Module | RIO::Doc::MISC | lib/rio/doc/MISC.rb |
The following example are provided without comment
array = rio('afile').readlines rio('afile') > rio('acopy') ary = rio('afile').chomp.lines[0...10] rio('adir').rename.all.files('*.htm') do |file| file.ext = '.html' end
A basic familiarity with ruby and shell operations should allow a casual reader to guess what these examples will do. How they are being performed may not be what a casual reader might expect. I will explain these example to illustrate the Rio basics.
For many more examples please read the HOWTO document and the rdoc documentation.
array = rio('afile').readlines
This uses IO#readlines to read the lines of ‘afile’ into an array.
Rio extends the module Kernel by adding one function rio, which acts as a constructor returning a Rio. This constructor builds a description of the resource the Rio will access (usually a path). It does not open the resource, check for its existance, or do anything except remember its specifcation. rio returns the Rio which can be chained to a Rio method as in this example or stored in a variable. This coud have been written
ario = rio('afile') array = ario.readlines ario = rio('afile')
In this case the resource specified is a relative path. After the first line the Rio does know or care whether it is a path to a file nor whether it exists. Rio provides many methods that only deal with a resource at this level, much as the standard library classes Pathname and URI. It should be noted at this point that Rio paths stored internally as a URL as specified in RFC 1738 and therefore use slashes as separators. A resource can also be specified without separators, because rio interprets multiple arguments as parts of a path to be joined, and an array as an array of parts to be joined. So the following all specify the same resource.
rio('adir/afile') rio('adir','afile') rio(%w/adir afile/)
The rio constructor can be used to specify non-file-system resources, but for this example we will restrict our discussion to paths to entities on file-systems.
array = ario.readlines
Now that we have a Rio, we can call one of its methods; in this case readlines. This is an example of using a Rio as a proxy for the builtin IO#readlines. Given the method readlines, the Rio opens ‘afile’ for reading, calls readlines on the resulting IO object, closes the IO object, and returns the lines read.
rio('afile') > rio('acopy')
This copies the file ‘afile’ into the file ‘acopy’.
The first things that happen here are the creation of the Rios. As described in Example 1, when created a Rio simply remembers the specifcation of its resource. In this case, a relative path ‘afile’ on the left and a relative path ‘acopy’ on the right.
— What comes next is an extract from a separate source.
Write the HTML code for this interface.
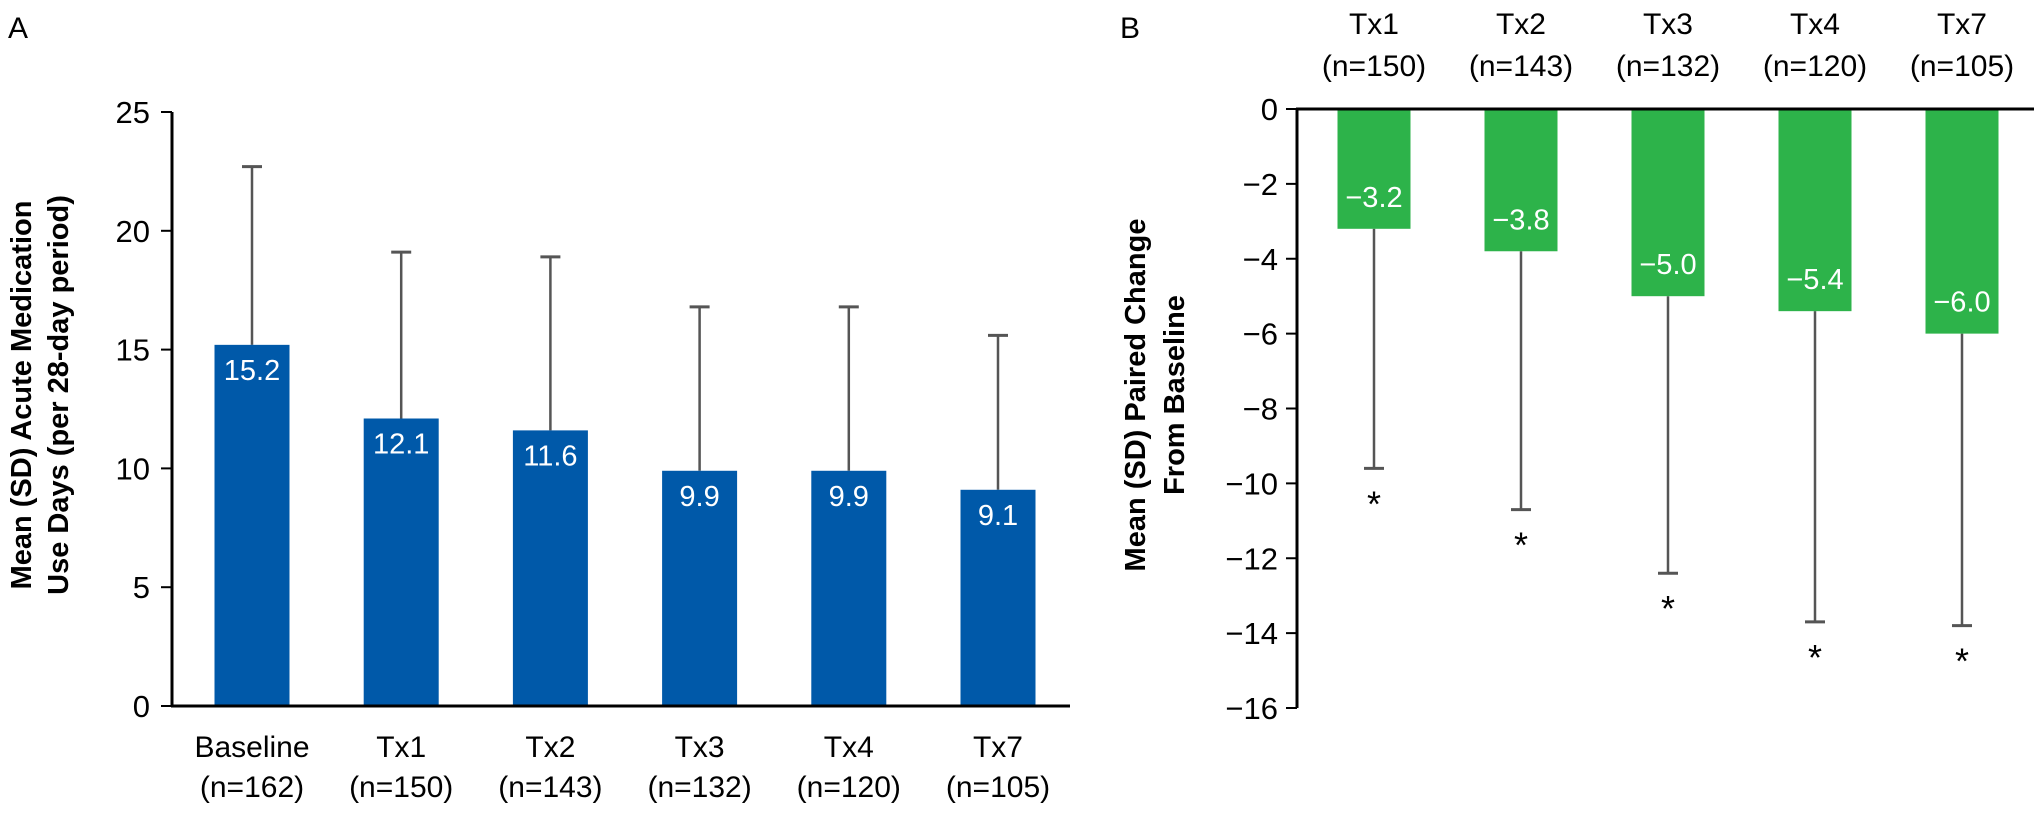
<!DOCTYPE html>
<html><head><meta charset="utf-8"><style>
html,body{margin:0;padding:0;background:#fff;}
svg{display:block;font-family:"Liberation Sans",Arial,sans-serif;}
</style></head><body>
<svg id="chart" width="2042" height="815" viewBox="0 0 2042 815" xmlns="http://www.w3.org/2000/svg">
<text x="8" y="38" font-size="30">A</text>
<text x="1120" y="38" font-size="30">B</text>
<g id="ga"></g>
<g id="gb"></g>
</svg>
<script>
const catsA = ["Baseline","Tx1","Tx2","Tx3","Tx4","Tx7"];
const nA = ["(n=162)","(n=150)","(n=143)","(n=132)","(n=120)","(n=105)"];
const meanA = [15.2,12.1,11.6,9.9,9.9,9.1];
const sdTopA = [22.7,19.1,18.9,16.8,16.8,15.6];
const ticksA = [0,5,10,15,20,25];

const catsB = ["Tx1","Tx2","Tx3","Tx4","Tx7"];
const nB = ["(n=150)","(n=143)","(n=132)","(n=120)","(n=105)"];
const meanB = [-3.2,-3.8,-5.0,-5.4,-6.0];
const sdLowB = [-9.6,-10.7,-12.4,-13.7,-13.8];
const ticksB = [0,-2,-4,-6,-8,-10,-12,-14,-16];

const NS="http://www.w3.org/2000/svg";
function mk(parent,tag,attrs,text){const e=document.createElementNS(NS,tag);for(const k in attrs)e.setAttribute(k,attrs[k]);if(text!==undefined)e.textContent=text;parent.appendChild(e);return e;}
function fmt(v){return v<0?"\u2212"+Math.abs(v).toFixed(1):v.toFixed(1);}

// Panel A
const ga=document.getElementById('ga');
const yA=v=>706-(v/25)*(706-112);
const xA=i=>252+i*149.2;
const bwA=75;
let e;
e=mk(ga,'line',{x1:172,y1:yA(25),x2:172,y2:yA(0),stroke:'#000','stroke-width':3});


ticksA.forEach(t=>{
  e=mk(ga,'line',{x1:161,y1:yA(t),x2:172,y2:yA(t),stroke:'#000','stroke-width':2});
  
  
  e=mk(ga,'text',{x:150,y:yA(t)+11,'font-size':31,'text-anchor':'end'},String(t));
  
  
});
catsA.forEach((c,i)=>{
  const cx=xA(i);
  e=mk(ga,'line',{x1:cx,y1:yA(meanA[i]),x2:cx,y2:yA(sdTopA[i]),stroke:'#555','stroke-width':2.5});
  
  
  e=mk(ga,'line',{x1:cx-10,y1:yA(sdTopA[i]),x2:cx+10,y2:yA(sdTopA[i]),stroke:'#555','stroke-width':3});
  
  
  e=mk(ga,'rect',{x:cx-bwA/2,y:yA(meanA[i]),width:bwA,height:yA(0)-yA(meanA[i]),fill:'#0059a9'});
  
  
  e=mk(ga,'text',{x:cx,y:yA(meanA[i])+35,'font-size':29,fill:'#fff','text-anchor':'middle'},fmt(meanA[i]));
  
  
  e=mk(ga,'text',{x:cx,y:757,'font-size':30,'text-anchor':'middle'},c);
  
  
  e=mk(ga,'text',{x:cx,y:797,'font-size':30,'text-anchor':'middle'},nA[i]);
  
  
});
e=mk(ga,'line',{x1:171,y1:yA(0),x2:1070,y2:yA(0),stroke:'#000','stroke-width':3});


e=mk(ga,'text',{transform:'translate(31,395) rotate(-90)','font-size':29,'font-weight':'bold','text-anchor':'middle'},'Mean (SD) Acute Medication');


e=mk(ga,'text',{transform:'translate(68,395) rotate(-90)','font-size':29,'font-weight':'bold','text-anchor':'middle'},'Use Days (per 28-day period)');



// Panel B
const gb=document.getElementById('gb');
const yB=v=>109+(-v/16)*(708-109);
const xB=i=>1374+i*147;
const bwB=73;
e=mk(gb,'line',{x1:1297,y1:yB(0),x2:1297,y2:yB(-16),stroke:'#000','stroke-width':3});


ticksB.forEach(t=>{
  e=mk(gb,'line',{x1:1286,y1:yB(t),x2:1297,y2:yB(t),stroke:'#000','stroke-width':2});
  
  
  e=mk(gb,'text',{x:1278,y:yB(t)+11,'font-size':31,'text-anchor':'end'},t<0?"\u2212"+Math.abs(t):String(t));
  
  
});
catsB.forEach((c,i)=>{
  const cx=xB(i);
  e=mk(gb,'line',{x1:cx,y1:yB(meanB[i]),x2:cx,y2:yB(sdLowB[i]),stroke:'#555','stroke-width':2.5});
  
  
  e=mk(gb,'line',{x1:cx-10,y1:yB(sdLowB[i]),x2:cx+10,y2:yB(sdLowB[i]),stroke:'#555','stroke-width':3});
  
  
  e=mk(gb,'text',{x:cx,y:yB(sdLowB[i])+48,'font-size':36,'text-anchor':'middle'},'*');
  
  
  e=mk(gb,'rect',{x:cx-bwB/2,y:yB(0),width:bwB,height:yB(meanB[i])-yB(0),fill:'#2db34a'});
  
  
  e=mk(gb,'text',{x:cx,y:yB(meanB[i])-22,'font-size':29,fill:'#fff','text-anchor':'middle'},fmt(meanB[i]));
  
  
  e=mk(gb,'text',{x:cx,y:34,'font-size':30,'text-anchor':'middle'},c);
  
  
  e=mk(gb,'text',{x:cx,y:76,'font-size':30,'text-anchor':'middle'},nB[i]);
  
  
});
e=mk(gb,'line',{x1:1296,y1:yB(0),x2:2034,y2:yB(0),stroke:'#000','stroke-width':3});


e=mk(gb,'text',{transform:'translate(1145,395) rotate(-90)','font-size':29,'font-weight':'bold','text-anchor':'middle'},'Mean (SD) Paired Change');


e=mk(gb,'text',{transform:'translate(1184,395) rotate(-90)','font-size':29,'font-weight':'bold','text-anchor':'middle'},'From Baseline');


</script>
</body></html>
Next the Rio#> (copy-to) method is called on the ‘afile’ Rio with the ‘acopy’ Rio as its argument. If that looks like a greater-than operator to you, think Unix shell, with Rios ’>’ is the copy-to operator.
Upon seeing the copy-to operator, the Rio has all the information it needs to proceed. It determines that it must be opened for reading, that its argument must be opened for writing, and that it’s contents must be copied to the resource referenced by it’ argument — and that is what it does. Then it closes itself and its argument.
Consider if we had written this example this way.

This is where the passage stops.